C'è la differenza che in quel caso il ciclo non era assolutamente alla sua chiusura (due anni dopo il tecnico catalano regalerà di nuovo la Champions al Barcellona), mentre quello dei citizens, nonostante gli acquisti di interpreti giovani e forti nelle ultime campagne estive, potrebbe esserlo. Guardiola siede sulla panchina dell'Etihad da 7 anni e molti dei suoi calciatori migliori sono a ridosso dei 30 anni o li hanno superati.
Un'altra differenza riguarda il tempo impiegato. Con quel Barcellona non ha avuto quasi bisogno di tempo.

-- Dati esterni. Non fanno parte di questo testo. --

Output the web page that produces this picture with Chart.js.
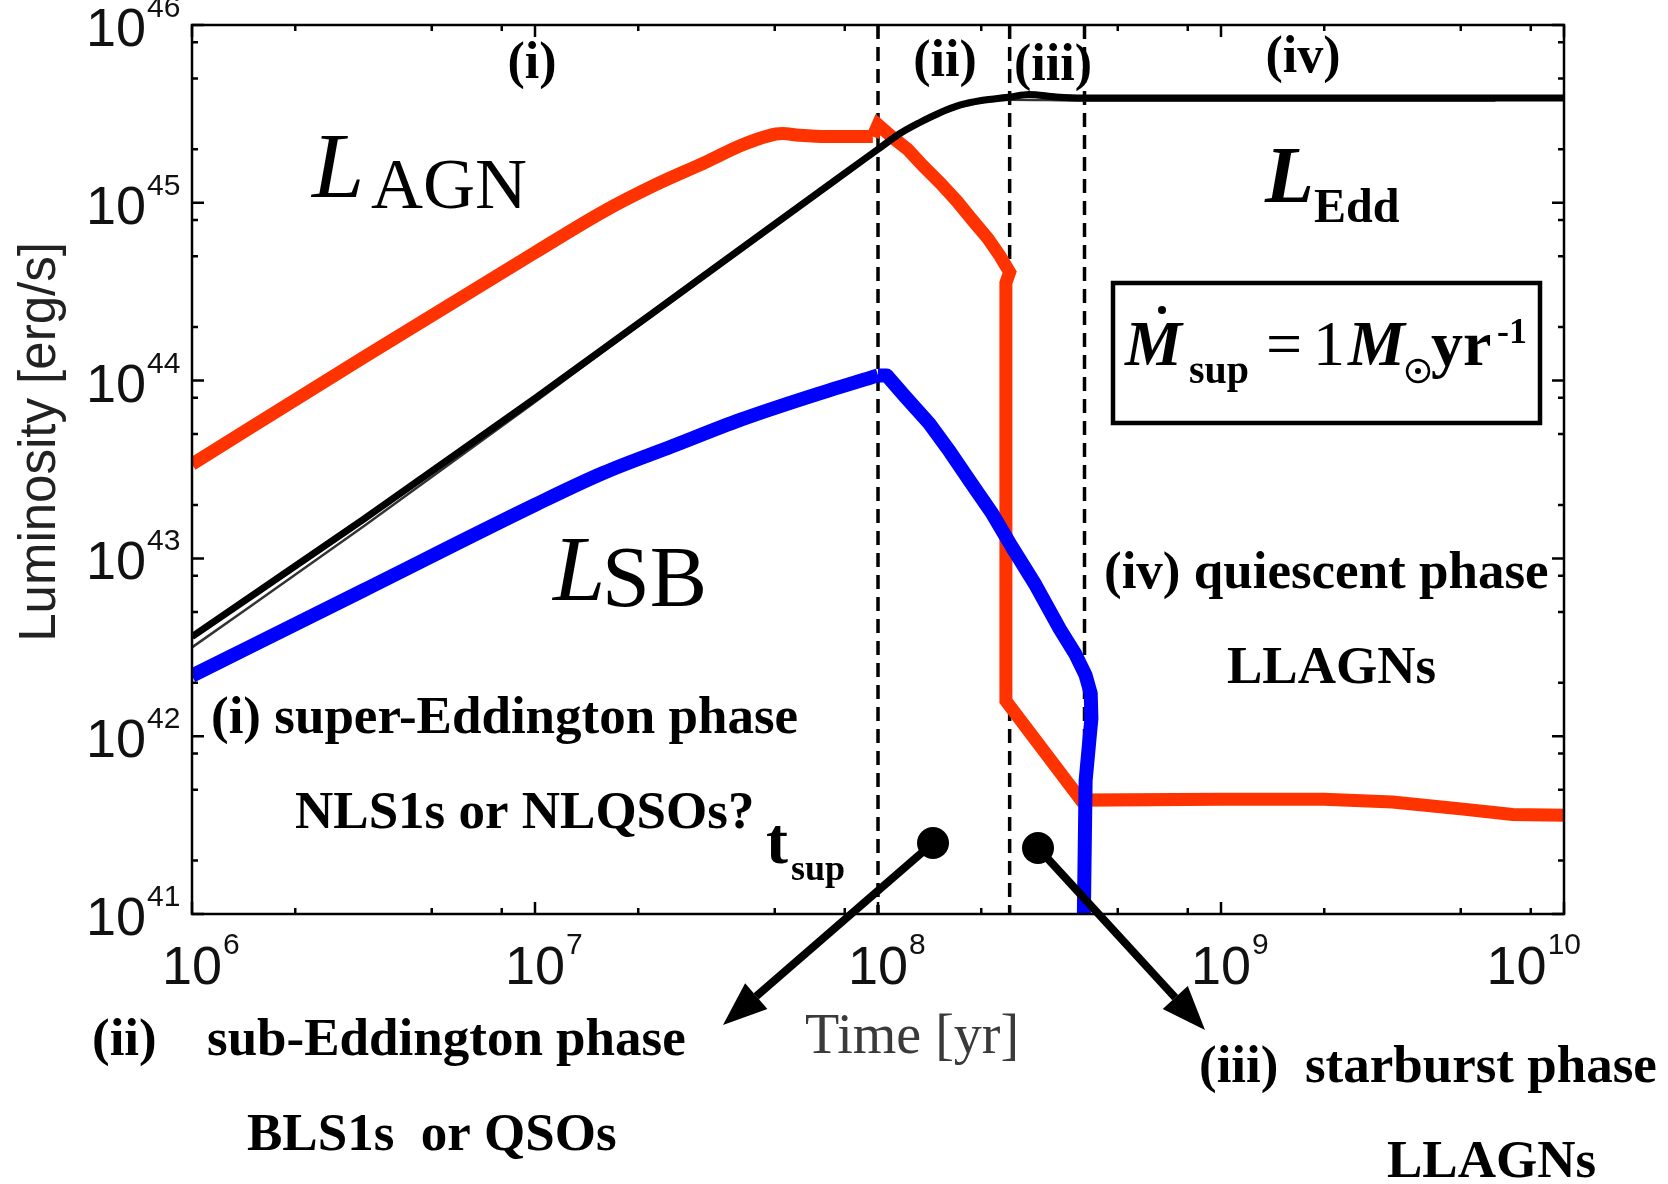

È arrivato e ha vinto praticamente subito il trofeo più importante per club, lasciando ai posteri un'eredità notevole. Questo Manchester City è invece stato costruito negli anni per essere il più forte; ha attraversato fasi critiche, ha subito l'etichetta (istantaneamente bollata su chi spende troppo) di dover vincere necessariamente la Champions League. Dopo anni di Finali perse e sfiorate, quel riconoscimento è finalmente arrivato, perché a volte basta attendere, lasciare che gli eventi si verifichino e che la strada si spiani.
"Quanti club distruggono i propri progetti per inseguire questa vittoria?"
- Guardiola a Sky
La moneta, di cui ha parlato Guardiola nel postpartita, è atterrata dalla parte giusta. Il catalano si è preso il Tréble per la seconda volta nella sua carriera, ora largo a chi lo criticherà per una finale vinta, ma non dominata.